A strong vertical SaaS architecture for automotive typically includes a common data model for items, revisions, routings, suppliers, customers, and quality events; role-based workflow orchestration; API-first integration patterns; event-driven alerts; and embedded analytics for operational visibility. This architecture supports both standardization and controlled localization, which is essential for global automotive groups managing different plants, product families, and regulatory requirements.
| Architecture decision | Why it matters in automotive | Executive guidance |
|---|---|---|
| Single global template vs local variation | Too much variation weakens governance; too much rigidity slows adoption | Standardize master data, controls, and KPIs while allowing plant-specific execution parameters |
| ERP-only vs integrated ecosystem | ERP alone rarely covers shop floor, EDI, maintenance, and advanced quality needs | Use ERP as the operational backbone with governed interoperability frameworks |
| Batch reporting vs event-driven visibility | Delayed reporting hides shortages, downtime, and quality exceptions | Prioritize near-real-time alerts for material, production, and supplier risk events |
| Big-bang rollout vs phased deployment | Automotive operations have low tolerance for disruption | Sequence by process criticality, site readiness, and continuity risk |
Supply chain intelligence and operational resilience in the automotive network
Automotive supply chains are exposed to volatility from supplier capacity constraints, transport delays, engineering changes, commodity swings, and customer schedule fluctuations. A modern automotive SaaS ERP should therefore function as a supply chain intelligence layer, not just a transaction repository. It should identify where shortages are emerging, which suppliers are repeatedly missing commitments, and how inventory buffers are performing against actual production risk.
Operational resilience depends on more than safety stock. It depends on visibility, response workflows, and governance. For example, when inbound material for a critical assembly is delayed, the system should support scenario-based decisions: substitute approved material, resequence production, split shipments, trigger premium freight approval, or reallocate stock across plants. These decisions require connected data and predefined workflow controls.
- Track supplier performance using delivery adherence, quality incidents, and response time metrics
- Link shortage alerts to customer order impact and production schedule consequences
- Use exception-based workflows for engineering changes, quality holds, and expedited procurement
- Create cross-site inventory visibility to support transfer decisions during disruption
- Embed continuity playbooks into approval and escalation workflows rather than relying on ad hoc coordination
Implementation guidance for executives and operations leaders
Automotive ERP transformation succeeds when leadership treats it as an operating model program, not as a software installation. The first priority is to define the target operational architecture: which workflows must be standardized, which decisions require real-time visibility, which controls are mandatory, and where plant-level flexibility is acceptable. Without this design discipline, organizations often automate existing fragmentation.

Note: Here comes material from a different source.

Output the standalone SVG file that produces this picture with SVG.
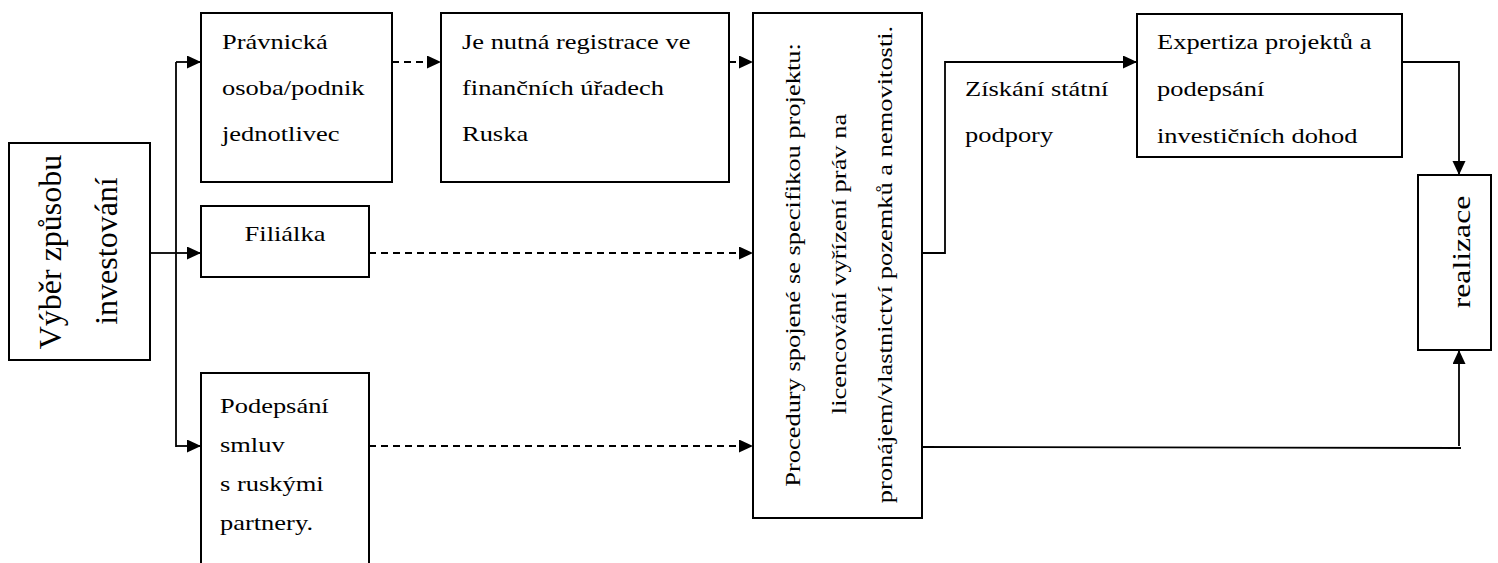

A practical implementation sequence starts with master data governance, inventory movement integrity, and production workflow mapping. If item masters, units of measure, revisions, routings, and location structures are inconsistent, advanced planning and analytics will be unreliable. Once the data foundation is stabilized, organizations can phase in supplier collaboration, warehouse execution, quality integration, maintenance coordination, and executive reporting.

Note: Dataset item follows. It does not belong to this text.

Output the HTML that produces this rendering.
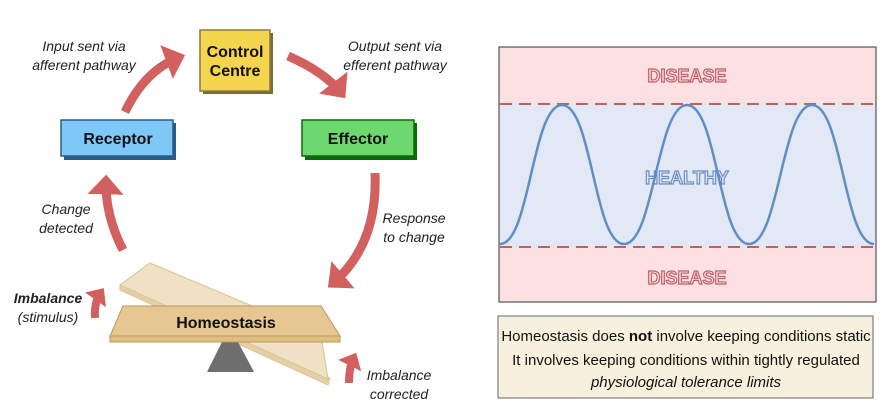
<!DOCTYPE html>
<html><head><meta charset="utf-8"><style>
body{margin:0;background:#fff;}
svg{display:block;font-family:"Liberation Sans",sans-serif;}
.it{font-style:italic;font-size:14px;fill:#222;font-family:"Liberation Sans",sans-serif;}
</style></head><body>
<svg width="885" height="419" viewBox="0 0 885 419">
<defs>
<marker id="ah" markerWidth="4" markerHeight="4" refX="1.6" refY="2" orient="auto" markerUnits="strokeWidth">
<path d="M0,0 L2.2,2 L0,4 Z" fill="#d2605f"/>
</marker>
<marker id="ah2" markerWidth="4" markerHeight="4" refX="1.4" refY="2" orient="auto" markerUnits="strokeWidth">
<path d="M0.2,0.4 L2,2 L0.2,3.6 Z" fill="#d2605f"/>
</marker>
</defs>
<g fill="none" stroke="#d2605f" stroke-width="9">
<path d="M125,112 Q145,70 180,57" marker-end="url(#ah)"/>
<path d="M288,56 Q325,72 342,94" marker-end="url(#ah)"/>
<path d="M375,173 Q378,245 332,284" marker-end="url(#ah)"/>
<path d="M123,250 Q105,215 106,180" marker-end="url(#ah)"/>
<path d="M95,318 Q94,302 101,292" marker-end="url(#ah2)" stroke-width="8"/>
<path d="M349,383 Q349,367 354,357" marker-end="url(#ah2)" stroke-width="8"/>
</g>
<rect x="203" y="33" width="70" height="61" fill="#7a6a3a"/>
<rect x="200" y="30" width="70" height="61" fill="#f5d44e" stroke="#8a7a45" stroke-width="1.5"/>
<text x="235" y="57" text-anchor="middle" font-size="16" font-weight="bold" fill="#111">Control</text>
<text x="235" y="76" text-anchor="middle" font-size="16" font-weight="bold" fill="#111">Centre</text>
<rect x="64" y="123" width="112" height="37" fill="#2a5a8a"/>
<rect x="61" y="120" width="112" height="36" fill="#7ec8f8" stroke="#2a5a8a" stroke-width="1.5"/>
<text x="118" y="144" text-anchor="middle" font-size="16" font-weight="bold" fill="#111">Receptor</text>
<rect x="305" y="123" width="112" height="37" fill="#0a6a0a"/>
<rect x="302" y="120" width="112" height="36" fill="#6dd86d" stroke="#0a6a0a" stroke-width="1.5"/>
<text x="358" y="144" text-anchor="middle" font-size="16" font-weight="bold" fill="#111">Effector</text>
<text class="it" x="84" y="51" text-anchor="middle">Input sent via</text>
<text class="it" x="84" y="70" text-anchor="middle">afferent pathway</text>
<text class="it" x="395" y="51" text-anchor="middle">Output sent via</text>
<text class="it" x="395" y="70" text-anchor="middle">efferent pathway</text>
<text class="it" x="66" y="214" text-anchor="middle">Change</text>
<text class="it" x="66" y="233" text-anchor="middle">detected</text>
<text class="it" x="414" y="223" text-anchor="middle">Response</text>
<text class="it" x="414" y="242" text-anchor="middle">to change</text>
<text class="it" x="48" y="303" text-anchor="middle" font-weight="bold">Imbalance</text>
<text class="it" x="48" y="322" text-anchor="middle">(stimulus)</text>
<text class="it" x="399" y="380" text-anchor="middle">Imbalance</text>
<text class="it" x="399" y="399" text-anchor="middle">corrected</text>
<polygon points="120,285 120,290 328,385 330,378" fill="#e6cfa3" stroke="#d9c397" stroke-width="1"/>
<polygon points="150,263 321,335 328,379 120,285" fill="#f0e1c4" stroke="#d9c397" stroke-width="1"/>
<polygon points="207,372 222,342 238,342 254,372" fill="#6e6e6e"/>
<polygon points="123,306 321,306 340,336 110,336" fill="#e6c791" stroke="#b79a5e" stroke-width="1"/>
<rect x="110" y="336" width="230" height="6" fill="#e0bd80" stroke="#b79a5e" stroke-width="1"/>
<text x="226" y="328" text-anchor="middle" font-size="16" font-weight="bold" fill="#111">Homeostasis</text>
<rect x="499" y="47" width="377" height="255" fill="#fde0e2" stroke="#333" stroke-width="1"/>
<rect x="500" y="104" width="375" height="143" fill="#e3e8f7"/>
<line x1="500" y1="104" x2="875" y2="104" stroke="#c0605f" stroke-width="2" stroke-dasharray="12,7"/>
<line x1="500" y1="247" x2="875" y2="247" stroke="#c0605f" stroke-width="2" stroke-dasharray="12,7"/>
<g font-size="18" font-weight="bold" text-anchor="middle" stroke-width="1.2">
<text x="687" y="82" fill="#fde0e2" stroke="#c0606a">DISEASE</text>
<text x="687" y="284" fill="#fde0e2" stroke="#c0606a">DISEASE</text>
<text x="687" y="184" fill="#e3e8f7" stroke="#6b8fc0">HEALTHY</text>
</g>
<path d="M500,244 C530,244 532,105 562,105 C592,105 594,244 624,244 C654,244 657,105 687,105 C717,105 719,244 749,244 C779,244 782,105 812,105 C842,105 844,244 874,244" fill="none" stroke="#5f8ec7" stroke-width="2.5"/>
<rect x="498" y="316" width="375" height="82" fill="#f6f0dd" stroke="#666" stroke-width="1"/>
<g font-size="15" text-anchor="middle" fill="#111" font-family="Liberation Sans,sans-serif">
<text x="686" y="341">Homeostasis does <tspan font-weight="bold">not</tspan> involve keeping conditions static</text>
<text x="686" y="365">It involves keeping conditions within tightly regulated</text>
<text x="686" y="387" font-style="italic">physiological tolerance limits</text>
</g>
</svg>
</body></html>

Change management should focus on role clarity and exception handling. Automotive teams already know how to run operations; what they need is confidence that the new system reflects real plant conditions and reduces manual work rather than adding administrative burden. Pilot deployments should therefore measure transaction latency, inventory accuracy, schedule adherence, and issue resolution speed before broader rollout.
Operational ROI, tradeoffs, and what good looks like after deployment
The ROI from automotive SaaS ERP is usually realized through fewer line stoppages, lower inventory distortion, improved labor productivity, faster shortage response, stronger traceability, and better on-time delivery performance. However, executives should expect tradeoffs. Greater process standardization may initially expose local workarounds that teams value. More rigorous inventory controls may slow some transactions until barcode discipline and workflow adoption mature.
The right benchmark is not whether every process becomes fully automated on day one. It is whether the organization gains a more reliable operational intelligence foundation. Good outcomes include trusted inventory positions, synchronized planning and execution, faster root-cause analysis, cleaner supplier collaboration, and enterprise reporting that reflects current operational reality rather than last week's reconciled data.
For automotive manufacturers, suppliers, and aftermarket operators, the strategic value of SaaS ERP lies in building a scalable industry operating system. That system should connect manufacturing workflow integration, inventory control, supply chain intelligence, and governance into one modernization platform capable of supporting growth, resilience, and continuous operational improvement.